Direction → Retype each line exactly. Skip images.

Collected material →
------------------------------------------------------------

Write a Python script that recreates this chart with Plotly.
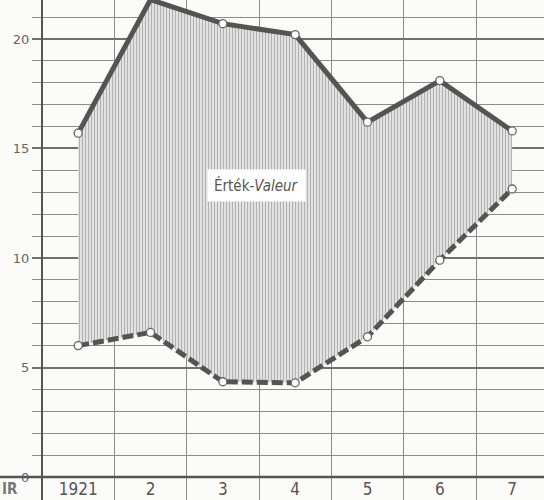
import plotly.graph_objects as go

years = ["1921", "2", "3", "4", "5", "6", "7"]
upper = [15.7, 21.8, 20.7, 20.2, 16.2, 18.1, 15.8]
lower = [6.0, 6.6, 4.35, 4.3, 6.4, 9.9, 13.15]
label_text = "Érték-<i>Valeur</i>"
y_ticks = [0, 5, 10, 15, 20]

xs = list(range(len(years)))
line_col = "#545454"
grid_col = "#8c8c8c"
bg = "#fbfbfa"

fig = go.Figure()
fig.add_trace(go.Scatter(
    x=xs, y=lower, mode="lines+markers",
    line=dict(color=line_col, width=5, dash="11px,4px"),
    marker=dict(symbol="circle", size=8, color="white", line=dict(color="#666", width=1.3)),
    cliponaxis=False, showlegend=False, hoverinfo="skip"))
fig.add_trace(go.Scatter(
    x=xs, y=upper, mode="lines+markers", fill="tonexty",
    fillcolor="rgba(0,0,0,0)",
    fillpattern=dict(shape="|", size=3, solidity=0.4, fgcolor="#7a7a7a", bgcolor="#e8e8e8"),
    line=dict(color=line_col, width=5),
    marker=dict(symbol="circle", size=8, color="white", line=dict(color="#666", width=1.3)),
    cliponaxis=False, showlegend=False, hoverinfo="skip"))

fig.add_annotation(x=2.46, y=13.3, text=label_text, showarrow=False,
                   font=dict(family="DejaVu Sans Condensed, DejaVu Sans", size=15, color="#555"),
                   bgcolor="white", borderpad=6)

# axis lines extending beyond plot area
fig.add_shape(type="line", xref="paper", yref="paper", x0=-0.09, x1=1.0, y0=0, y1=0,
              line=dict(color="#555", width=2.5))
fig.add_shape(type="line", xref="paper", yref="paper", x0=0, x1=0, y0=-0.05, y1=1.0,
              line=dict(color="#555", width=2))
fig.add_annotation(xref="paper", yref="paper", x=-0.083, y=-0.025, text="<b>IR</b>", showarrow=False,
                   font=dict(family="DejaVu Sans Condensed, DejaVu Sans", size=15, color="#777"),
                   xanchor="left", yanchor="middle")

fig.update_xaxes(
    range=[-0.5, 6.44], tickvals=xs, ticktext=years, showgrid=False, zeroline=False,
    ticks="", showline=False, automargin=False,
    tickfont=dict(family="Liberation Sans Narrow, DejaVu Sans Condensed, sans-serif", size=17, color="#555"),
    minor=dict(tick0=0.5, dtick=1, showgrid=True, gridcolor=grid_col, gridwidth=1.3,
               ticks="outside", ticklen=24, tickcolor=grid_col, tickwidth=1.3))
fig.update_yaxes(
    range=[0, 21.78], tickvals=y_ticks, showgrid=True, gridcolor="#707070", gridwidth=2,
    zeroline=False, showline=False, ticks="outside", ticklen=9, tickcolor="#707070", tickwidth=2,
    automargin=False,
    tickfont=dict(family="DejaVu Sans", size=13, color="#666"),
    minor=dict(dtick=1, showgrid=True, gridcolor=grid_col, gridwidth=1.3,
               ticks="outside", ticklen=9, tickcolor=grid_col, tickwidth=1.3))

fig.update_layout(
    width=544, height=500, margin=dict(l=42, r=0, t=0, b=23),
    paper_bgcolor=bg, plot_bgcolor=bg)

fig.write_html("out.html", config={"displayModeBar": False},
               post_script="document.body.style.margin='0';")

------------------------------------------------------------

Answer below →
Write a Python script that recreates this chart with Plotly.
import plotly.graph_objects as go

years = ["1921", "2", "3", "4", "5", "6", "7"]
upper = [15.7, 21.8, 20.7, 20.2, 16.2, 18.1, 15.8]
lower = [6.0, 6.6, 4.35, 4.3, 6.4, 9.9, 13.15]
label_text = "Érték-<i>Valeur</i>"
y_ticks = [0, 5, 10, 15, 20]

xs = list(range(len(years)))
line_col = "#545454"
grid_col = "#8c8c8c"
bg = "#fbfbfa"

fig = go.Figure()
fig.add_trace(go.Scatter(
    x=xs, y=lower, mode="lines+markers",
    line=dict(color=line_col, width=5, dash="11px,4px"),
    marker=dict(symbol="circle", size=8, color="white", line=dict(color="#666", width=1.3)),
    cliponaxis=False, showlegend=False, hoverinfo="skip"))
fig.add_trace(go.Scatter(
    x=xs, y=upper, mode="lines+markers", fill="tonexty",
    fillcolor="rgba(0,0,0,0)",
    fillpattern=dict(shape="|", size=3, solidity=0.4, fgcolor="#7a7a7a", bgcolor="#e8e8e8"),
    line=dict(color=line_col, width=5),
    marker=dict(symbol="circle", size=8, color="white", line=dict(color="#666", width=1.3)),
    cliponaxis=False, showlegend=False, hoverinfo="skip"))

fig.add_annotation(x=2.46, y=13.3, text=label_text, showarrow=False,
                   font=dict(family="DejaVu Sans Condensed, DejaVu Sans", size=15, color="#555"),
                   bgcolor="white", borderpad=6)

# axis lines extending beyond plot area
fig.add_shape(type="line", xref="paper", yref="paper", x0=-0.09, x1=1.0, y0=0, y1=0,
              line=dict(color="#555", width=2.5))
fig.add_shape(type="line", xref="paper", yref="paper", x0=0, x1=0, y0=-0.05, y1=1.0,
              line=dict(color="#555", width=2))
fig.add_annotation(xref="paper", yref="paper", x=-0.083, y=-0.025, text="<b>IR</b>", showarrow=False,
                   font=dict(family="DejaVu Sans Condensed, DejaVu Sans", size=15, color="#777"),
                   xanchor="left", yanchor="middle")

fig.update_xaxes(
    range=[-0.5, 6.44], tickvals=xs, ticktext=years, showgrid=False, zeroline=False,
    ticks="", showline=False, automargin=False,
    tickfont=dict(family="Liberation Sans Narrow, DejaVu Sans Condensed, sans-serif", size=17, color="#555"),
    minor=dict(tick0=0.5, dtick=1, showgrid=True, gridcolor=grid_col, gridwidth=1.3,
               ticks="outside", ticklen=24, tickcolor=grid_col, tickwidth=1.3))
fig.update_yaxes(
    range=[0, 21.78], tickvals=y_ticks, showgrid=True, gridcolor="#707070", gridwidth=2,
    zeroline=False, showline=False, ticks="outside", ticklen=9, tickcolor="#707070", tickwidth=2,
    automargin=False,
    tickfont=dict(family="DejaVu Sans", size=13, color="#666"),
    minor=dict(dtick=1, showgrid=True, gridcolor=grid_col, gridwidth=1.3,
               ticks="outside", ticklen=9, tickcolor=grid_col, tickwidth=1.3))

fig.update_layout(
    width=544, height=500, margin=dict(l=42, r=0, t=0, b=23),
    paper_bgcolor=bg, plot_bgcolor=bg)

fig.write_html("out.html", config={"displayModeBar": False},
               post_script="document.body.style.margin='0';")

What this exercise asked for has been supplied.